Concise Problem Notation
Table of contents |
Introduction
Malcolm The notational system described here aims to provide a concise way of writing down a tree of variations. For instance, one may wish to give the solution for a tsumego which has several variations. It's less easy to read than the normal go diagrams. However it seems to be a valid alternative. As well as being concise, it also seems easier to write (on SL, or in a notebook) than making several distinct diagrams.
Rather than giving a formal definition, let's give some examples.
Example 1: A Fan Hui 5D problem
I got this problem from the mailing list of problems by Fan Hui, organised by the FFG (Fédération Française de Go). It's supposed to be around 5D level.
d ( e g! ( f a | a f c b ) | a f ( g e | e g c b ) | b c ( ( e | f ) g | a f ) )
"|" means "or". "!" means "tesuji". Parentheses are used to group sequences of moves.
In english, one might write something like the following. It wouldn't be clear though, one would have to give two or three separate diagrams:
"Black should play at 'd'. White cannot prevent Black from capturing the cutting stones.
If White then plays 'e', then Black 'g' is a tesuji. If then White 'f', then Black comes out of atari at 'a', and White can't then cut at 'b' because of shortage of liberties. If White plays 'a' after Black 'g', then Black sacrifices a stone at 'f'. White captures at 'c', but Black ataris at 'b' and White can't connect.
If White plays 'a' after Black 'd', then ..."
This gives more detail to the solution, but it's much more effort to write down! And one has to choose how many diagrams to make, in which order to present them...
Example 2: A classical problem
This problem is from the Xuan Xuan Qi Jing problem set (Xuan xuan Qijing problem 38). I found it very tough.
k ( j g! b a i h ( l d | d l ) | l b ( g j i a | a i | j g) | h b ( a i | g j) )
Hopefully I haven't missed out any important variations or made any mistakes!
Comments
Comments here please. Also feel free to give other examples of this notation for suitable problems.
Bill: It is a nice idea. :-) Here is an SGF style notation for the first problem.
d ( e g! ( f a ) ( a f c b )) ( a f ( g e ) ( e g c b )) ( b c ( e g ) ( f g ) ( a f ))
It is not as concise, but a bit more readable, I think. For comparison, with indentation:
d ( e g! ( f a | a f c b ) | a f ( g e | e g c b ) | b c ( ( e | f ) g | a f ) )
And this way:
d ( e g! ( f a | a f c b ) | a f ( g e | e g c b ) | b c ( e g | f g | a f ) )

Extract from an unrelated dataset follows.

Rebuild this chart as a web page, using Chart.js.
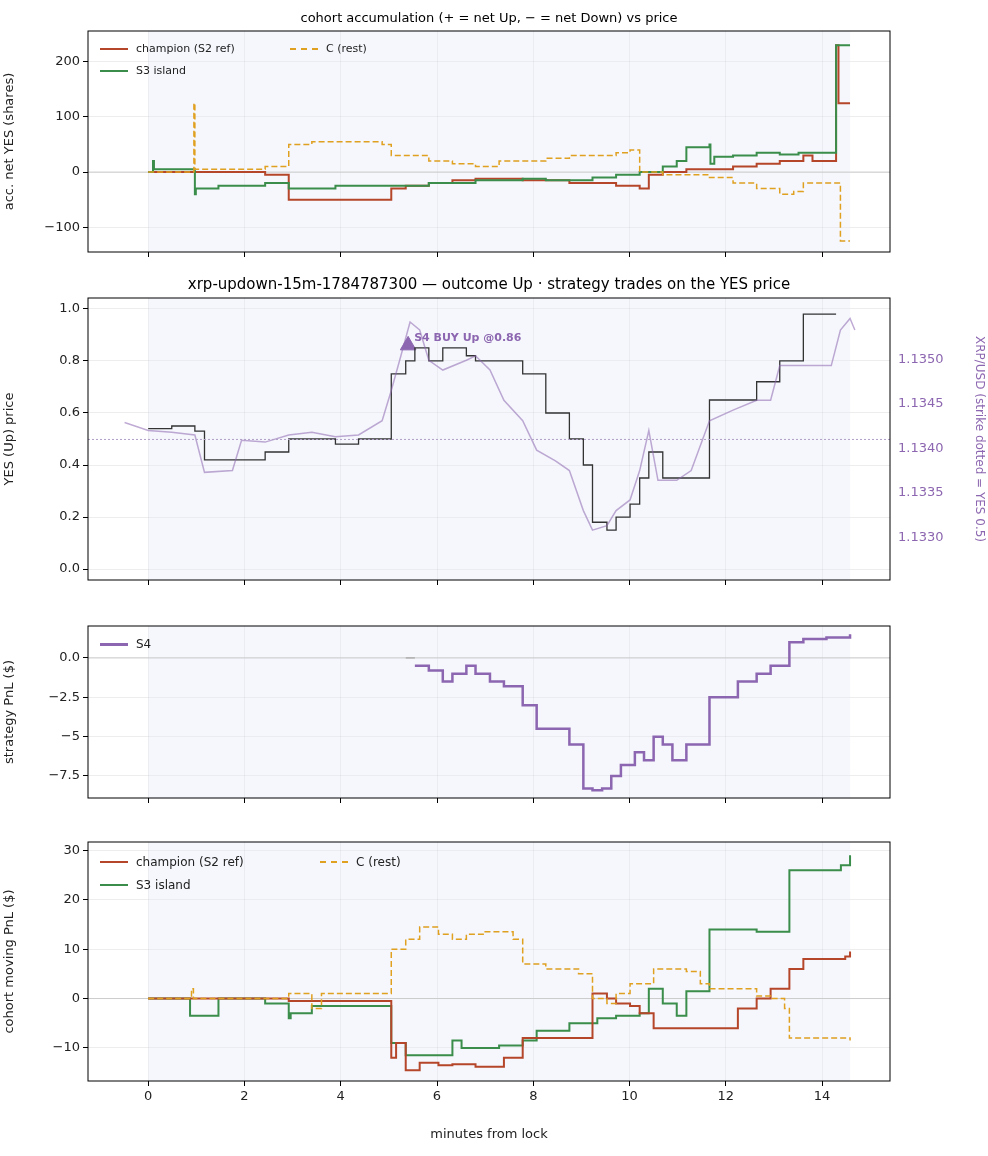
<!DOCTYPE html>
<html>
<head>
<meta charset="utf-8">
<script src="https://cdn.jsdelivr.net/npm/chart.js@4"></script>
<style>
  body { margin: 0; background: #fff; font-family: "DejaVu Sans", sans-serif; }
  #wrap { position: relative; width: 988px; height: 1156px; }
  .pan { position: absolute; left: 0; width: 988px; }
  .lg { position: absolute; font-size: 11px; color: #222; display: flex; align-items: center; }
  .lg i { display: inline-block; width: 28px; margin-right: 8px; border-top: 2px solid; }
</style>
</head>
<body>
<div id="wrap">
  <canvas id="c1" class="pan" style="top:0;height:275px"></canvas>
  <canvas id="c2" class="pan" style="top:275px;height:330px"></canvas>
  <canvas id="c3" class="pan" style="top:605px;height:210px"></canvas>
  <canvas id="c4" class="pan" style="top:815px;height:341px"></canvas>

  <div class="lg" style="left:100px;top:42px"><i style="border-color:#b5462a"></i>champion (S2 ref)</div>
  <div class="lg" style="left:290px;top:42px"><i style="border-color:#e0a020;border-top-style:dashed"></i>C (rest)</div>
  <div class="lg" style="left:100px;top:64px"><i style="border-color:#3a8d4a"></i>S3 island</div>
  <div class="lg" style="left:100px;top:637px;font-size:12px"><i style="border-color:#8c66b0;border-top-width:3px"></i>S4</div>
  <div class="lg" style="left:100px;top:855px;font-size:12px"><i style="border-color:#b5462a"></i>champion (S2 ref)</div>
  <div class="lg" style="left:320px;top:855px;font-size:12px"><i style="border-color:#e0a020;border-top-style:dashed"></i>C (rest)</div>
  <div class="lg" style="left:100px;top:878px;font-size:12px"><i style="border-color:#3a8d4a"></i>S3 island</div>
</div>
<script>
// panel 1: accumulated net YES shares
const accChampT = [0, 2.43, 2.92, 5.05, 5.35, 5.83, 6.32, 6.8, 7.78, 8.75, 9.72, 10.21, 10.4, 10.69, 11.18, 12.15, 12.64, 13.12, 13.61, 13.8, 14.29, 14.34, 14.58];
const accChampV = [0, -5, -50, -30, -25, -20, -15, -12, -15, -20, -25, -30, -5, 0, 5, 10, 15, 20, 30, 20, 230, 125, 125];
const accS3T = [0, 0.1, 0.12, 0.97, 0.99, 1.46, 2.43, 2.92, 3.89, 5.83, 6.8, 7.78, 8.26, 9.23, 9.72, 10.21, 10.69, 10.98, 11.18, 11.66, 11.68, 11.76, 12.15, 12.64, 13.12, 13.51, 14.29, 14.58];
const accS3V = [0, 20, 5, -40, -30, -25, -20, -30, -25, -20, -15, -12, -15, -10, -5, 0, 10, 20, 45, 50, 15, 28, 30, 35, 32, 35, 230, 230];
const accCT = [0, 0.95, 0.97, 1.94, 2.43, 2.92, 3.4, 4.37, 4.86, 5.05, 5.83, 6.32, 6.8, 7.29, 8.26, 8.75, 9.72, 10.01, 10.21, 10.69, 11.66, 12.15, 12.64, 13.12, 13.41, 13.61, 14.38, 14.58];
const accCV = [0, 125, 5, 5, 10, 50, 55, 55, 50, 30, 20, 15, 10, 20, 25, 30, 35, 40, 0, -5, -10, -20, -30, -40, -35, -20, -125, -125];

// panel 2: YES price and XRP/USD
const yesT = [0, 0.49, 0.97, 1.17, 1.94, 2.43, 2.92, 3.4, 3.89, 4.37, 5.05, 5.35, 5.54, 5.83, 6.12, 6.61, 6.8, 7.78, 8.26, 8.75, 9.04, 9.23, 9.53, 9.72, 10.01, 10.21, 10.4, 10.69, 11.18, 11.66, 12.15, 12.64, 13.12, 13.61, 14.09, 14.29];
const yesV = [0.54, 0.55, 0.53, 0.42, 0.42, 0.45, 0.50, 0.50, 0.48, 0.50, 0.75, 0.80, 0.85, 0.80, 0.85, 0.82, 0.80, 0.75, 0.60, 0.50, 0.40, 0.18, 0.15, 0.20, 0.25, 0.35, 0.45, 0.35, 0.35, 0.65, 0.65, 0.72, 0.80, 0.98, 0.98, 0.98];
const xrpT = [-0.49, 0, 0.49, 0.97, 1.17, 1.75, 1.94, 2.43, 2.92, 3.4, 3.89, 4.37, 4.86, 5.05, 5.25, 5.44, 5.64, 5.83, 6.12, 6.61, 6.8, 7.1, 7.39, 7.78, 8.07, 8.46, 8.75, 9.04, 9.23, 9.53, 9.72, 10.01, 10.21, 10.4, 10.59, 10.98, 11.28, 11.66, 12.15, 12.64, 12.93, 13.12, 13.61, 14.19, 14.38, 14.58, 14.68];
const xrpV = [1.13429, 1.13420, 1.13418, 1.13415, 1.13373, 1.13375, 1.13409, 1.13407, 1.13415, 1.13418, 1.13413, 1.13415, 1.13431, 1.13465, 1.13504, 1.13542, 1.13533, 1.13499, 1.13488, 1.13499, 1.13504, 1.13488, 1.13454, 1.13431, 1.13398, 1.13386, 1.13375, 1.13330, 1.13308, 1.13313, 1.13330, 1.13342, 1.13375, 1.13420, 1.13364, 1.13364, 1.13375, 1.13431, 1.13443, 1.13454, 1.13454, 1.13493, 1.13493, 1.13493, 1.13533, 1.13546, 1.13533];
const tradeT = [5.4];
const tradeV = [0.86];
const tradeLabel = "S4 BUY Up @0.86";

// panel 3: strategy PnL
const s4T = [5.54, 5.83, 6.12, 6.32, 6.61, 6.8, 7.1, 7.39, 7.78, 8.07, 8.55, 8.75, 9.04, 9.23, 9.43, 9.62, 9.82, 10.11, 10.3, 10.5, 10.69, 10.89, 11.18, 11.66, 12.25, 12.64, 12.93, 13.32, 13.61, 14.09, 14.58];
const s4V = [-0.5, -0.8, -1.5, -1.0, -0.5, -1.0, -1.5, -1.8, -3.0, -4.5, -4.5, -5.5, -8.3, -8.4, -8.3, -7.5, -6.8, -6.0, -6.5, -5.0, -5.5, -6.5, -5.5, -2.5, -1.5, -1.0, -0.5, 1.0, 1.2, 1.3, 1.5];

// panel 4: cohort moving PnL
const pnlChampT = [0, 2.92, 5.05, 5.15, 5.35, 5.64, 6.03, 6.32, 6.8, 7.39, 7.78, 8.75, 9.23, 9.53, 9.72, 10.01, 10.21, 10.5, 11.66, 12.25, 12.64, 12.93, 13.32, 13.61, 14.48, 14.58];
const pnlChampV = [0, -0.5, -12, -9, -14.5, -13, -13.5, -13.3, -13.8, -12, -8, -8, 1, 0, -1, -1.5, -3, -6, -6, -2, 0, 2, 6, 8, 8.5, 9.5];
const pnlS3T = [0, 0.87, 1.46, 2.43, 2.92, 2.96, 3.4, 5.05, 5.35, 6.32, 6.51, 7.29, 7.78, 8.07, 8.75, 9.33, 9.72, 10.21, 10.4, 10.69, 10.98, 11.18, 11.66, 12.64, 13.32, 14.39, 14.58];
const pnlS3V = [0, -3.5, 0, -1, -4, -3, -1.5, -9, -11.5, -8.5, -10, -9.5, -8.5, -6.5, -5, -4, -3.5, -3, 2, -1, -3.5, 1.5, 14, 13.5, 26, 27, 29];
const pnlCT = [0, 0.9, 0.94, 2.92, 3.4, 3.6, 5.05, 5.35, 5.64, 6.03, 6.32, 6.61, 7.0, 7.58, 7.78, 8.26, 8.94, 9.23, 9.53, 9.72, 10.01, 10.5, 11.18, 11.47, 11.66, 12.64, 12.93, 13.22, 13.32, 14.58];
const pnlCV = [0, 2, 0, 1, -2, 1, 10, 12, 14.5, 13, 12, 13, 13.5, 12, 7, 6, 5, 0, -1, 1, 3, 6, 5.5, 3, 2, 0.5, 0, -2, -8, -8.5];

const xTicks = [0, 2, 4, 6, 8, 10, 12, 14];
const windowEnd = 14.58;
const RED = "#b5462a", GREEN = "#3a8d4a", GOLD = "#e0a020", PURPLE = "#8c66b0";
Chart.defaults.font = { family: "DejaVu Sans", size: 13 };
Chart.defaults.color = "#222";

const pts = (t, v) => t.map((x, i) => ({ x: x, y: v[i] }));

const frame = {
  id: "frame",
  beforeDatasetsDraw(chart) {
    const { ctx, chartArea: a, scales: { x } } = chart;
    ctx.save();
    ctx.fillStyle = "rgba(225,232,245,0.35)";
    ctx.fillRect(x.getPixelForValue(0), a.top, x.getPixelForValue(windowEnd) - x.getPixelForValue(0), a.bottom - a.top);
    if (chart.options.zeroLine) {
      const y0 = chart.scales.y.getPixelForValue(0);
      ctx.strokeStyle = "#cccccc"; ctx.lineWidth = 1;
      ctx.beginPath(); ctx.moveTo(a.left, y0); ctx.lineTo(a.right, y0); ctx.stroke();
    }
    ctx.restore();
  },
  afterDraw(chart) {
    const { ctx, chartArea: a } = chart;
    ctx.save();
    ctx.strokeStyle = "#000"; ctx.lineWidth = 1;
    ctx.strokeRect(a.left, a.top, a.right - a.left, a.bottom - a.top);
    if (chart.options.topTitle) {
      ctx.fillStyle = "#000";
      ctx.font = chart.options.topTitle.size + "px DejaVu Sans";
      ctx.textAlign = "center";
      ctx.fillText(chart.options.topTitle.text, (a.left + a.right) / 2, a.top - 9);
    }
    if (chart.options.tradeMark) {
      const px = chart.scales.x.getPixelForValue(tradeT[0]), py = chart.scales.y.getPixelForValue(tradeV[0]);
      ctx.fillStyle = PURPLE;
      ctx.font = "bold 11px DejaVu Sans";
      ctx.textAlign = "left";
      ctx.fillText(tradeLabel, px + 6, py - 4);
    }
    ctx.restore();
  }
};

function panel(id, top, h, plotTop, plotBot, datasets, y, extra) {
  const xAxis = {
    type: "linear", min: -1.25, max: 15.41,
    afterBuildTicks: s => { s.ticks = xTicks.map(v => ({ value: v })); },
    afterFit: s => { s.height = top + h - plotBot; },
    grid: { color: "rgba(0,0,0,0.07)", tickColor: "#000", tickLength: 5 },
    border: { display: false },
    ticks: { display: extra.xLabels || false, color: "#222", padding: 3 },
    title: { display: !!extra.xTitle, text: extra.xTitle, color: "#222", padding: { top: 0, bottom: 0 } }
  };
  const yAxis = {
    position: "left", min: y.min, max: y.max,
    afterBuildTicks: s => { s.ticks = y.ticks.map(v => ({ value: v })); },
    afterFit: s => { s.width = 88; },
    grid: { color: "rgba(0,0,0,0.07)", tickColor: "#000", tickLength: 5 },
    border: { display: false },
    ticks: { color: "#222", callback: y.fmt || (v => v) },
    title: { display: true, text: y.title, color: "#222", padding: 2 }
  };
  const scales = { x: xAxis, y: yAxis };
  if (extra.y2) scales.y2 = extra.y2;
  return new Chart(document.getElementById(id), {
    type: "line",
    data: { datasets },
    options: {
      responsive: false, animation: false,
      layout: { padding: { top: plotTop - top, right: extra.y2 ? 0 : 98, left: 0, bottom: extra.xTitle ? 14 : 0 } },
      plugins: { legend: { display: false }, tooltip: { enabled: false } },
      elements: { point: { radius: 0 } },
      scales,
      zeroLine: extra.zeroLine, topTitle: extra.topTitle, tradeMark: extra.tradeMark
    },
    plugins: [frame]
  });
}
function sizeCanvas(id, h) { const c = document.getElementById(id); c.width = 988; c.height = h; }
sizeCanvas("c1", 275); sizeCanvas("c2", 330); sizeCanvas("c3", 210); sizeCanvas("c4", 341);

const minus = v => (v < 0 ? "\u2212" + Math.abs(v) : "" + v);

panel("c1", 0, 275, 31, 252, [
  { data: pts(accCT, accCV), borderColor: GOLD, borderWidth: 1.5, borderDash: [6, 3], stepped: true },
  { data: pts(accS3T, accS3V), borderColor: GREEN, borderWidth: 2, stepped: true },
  { data: pts(accChampT, accChampV), borderColor: RED, borderWidth: 2, stepped: true }
], { min: -145, max: 256, ticks: [-100, 0, 100, 200], title: "acc. net YES (shares)", fmt: minus },
{ zeroLine: true, topTitle: { text: "cohort accumulation (+ = net Up, \u2212 = net Down) vs price", size: 13 } });

panel("c2", 275, 330, 298, 580, [
  { data: [{ x: -1.25, y: 1.1341 }, { x: 15.41, y: 1.1341 }], yAxisID: "y2", borderColor: "#b0a0c8", borderWidth: 1, borderDash: [2, 2] },
  { data: pts(xrpT, xrpV), yAxisID: "y2", borderColor: "rgba(140,102,176,0.55)", borderWidth: 1.5 },
  { data: pts(yesT, yesV), borderColor: "#333", borderWidth: 1.3, stepped: true },
  { type: "scatter", data: pts(tradeT, tradeV), pointStyle: "triangle", pointRadius: 9, backgroundColor: PURPLE, borderColor: PURPLE }
], { min: -0.042, max: 1.042, ticks: [0, 0.2, 0.4, 0.6, 0.8, 1.0], title: "YES (Up) price", fmt: v => v.toFixed(1) },
{ tradeMark: true, topTitle: { text: "xrp-updown-15m-1784787300 \u2014 outcome Up \u00b7 strategy trades on the YES price", size: 15 },
  y2: {
    position: "right", min: 1.13252, max: 1.13569,
    afterBuildTicks: s => { s.ticks = [1.133, 1.1335, 1.134, 1.1345, 1.135].map(v => ({ value: v })); },
    afterFit: s => { s.width = 98; },
    grid: { display: false, tickColor: PURPLE, tickLength: 5 },
    border: { display: false },
    ticks: { color: PURPLE, font: { size: 13 }, callback: v => v.toFixed(4) },
    title: { display: true, text: "XRP/USD (strike dotted = YES 0.5)", color: PURPLE, font: { size: 12 }, padding: 2 }
  } });

panel("c3", 605, 210, 626, 798, [
  { data: [{ x: 5.35, y: 0 }, { x: 5.54, y: 0 }], borderColor: "#999", borderWidth: 1 },
  { data: pts(s4T, s4V), borderColor: PURPLE, borderWidth: 2.5, stepped: true }
], { min: -8.9, max: 2.03, ticks: [-7.5, -5, -2.5, 0], title: "strategy PnL ($)", fmt: v => minus(v.toFixed(1)) },
{ zeroLine: true });

panel("c4", 815, 341, 842, 1095, [
  { data: pts(pnlCT, pnlCV), borderColor: GOLD, borderWidth: 1.5, borderDash: [6, 3], stepped: true },
  { data: pts(pnlChampT, pnlChampV), borderColor: RED, borderWidth: 2, stepped: true },
  { data: pts(pnlS3T, pnlS3V), borderColor: GREEN, borderWidth: 2, stepped: true }
], { min: -16.7, max: 31.7, ticks: [-10, 0, 10, 20, 30], title: "cohort moving PnL ($)", fmt: minus },
{ zeroLine: true, xLabels: true, xTitle: "minutes from lock" });
</script>
</body>
</html>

Even more readable than SGF. :-)
Malcolm Thanks Bill. I hadn't thought of the sgf style notation. I agree that well-chosen indentation makes it easier to read. Which style notation do you prefer?
fractic: It's going to be a bit hard for under the stones play. At least on SL. And you don't get the instant recognition like with a diagram. But it could work pretty well in print actually.
Also I can't find the m in the second example should it be d perhaps?
Malcolm Yes, I don't know why I typed "m". I guess my brain wasn't functioning. I've corrected it, thanks. As for under the stones play, maybe one can use symbols like as well as letters.
Gresil: Why enumerate intersections one by one using a, b, c and so forth instead of using conventional board coordinates? Isn't it just an unnecessary symbol layer? Eg. in the second diagram A could just be called M16, B N16 etc.
Malcolm: Perhaps so. I think it's a matter of taste. Personally I find it hard to get my head around the usual coordinates. And a, b, c is more concise than M16, M15, M14,...
On this topic, this reminds me, I hope to make a page about Audouard coordinates soon.
Dan: I like this very much. One technique that has helped my chess tactics a lot is to do difficult problems and write down all the variations I can calculate. Writing down the variations is "cheating" a bit compared to actually solving problems at the board, but it enforces a little rigor in my thinking process that I can then try to emulate during a real game. This notation (perhaps combined with Audouard coordinates, which I also like a great deal) could make it possible for me to do the same thing with go problems. I'll give it a shot.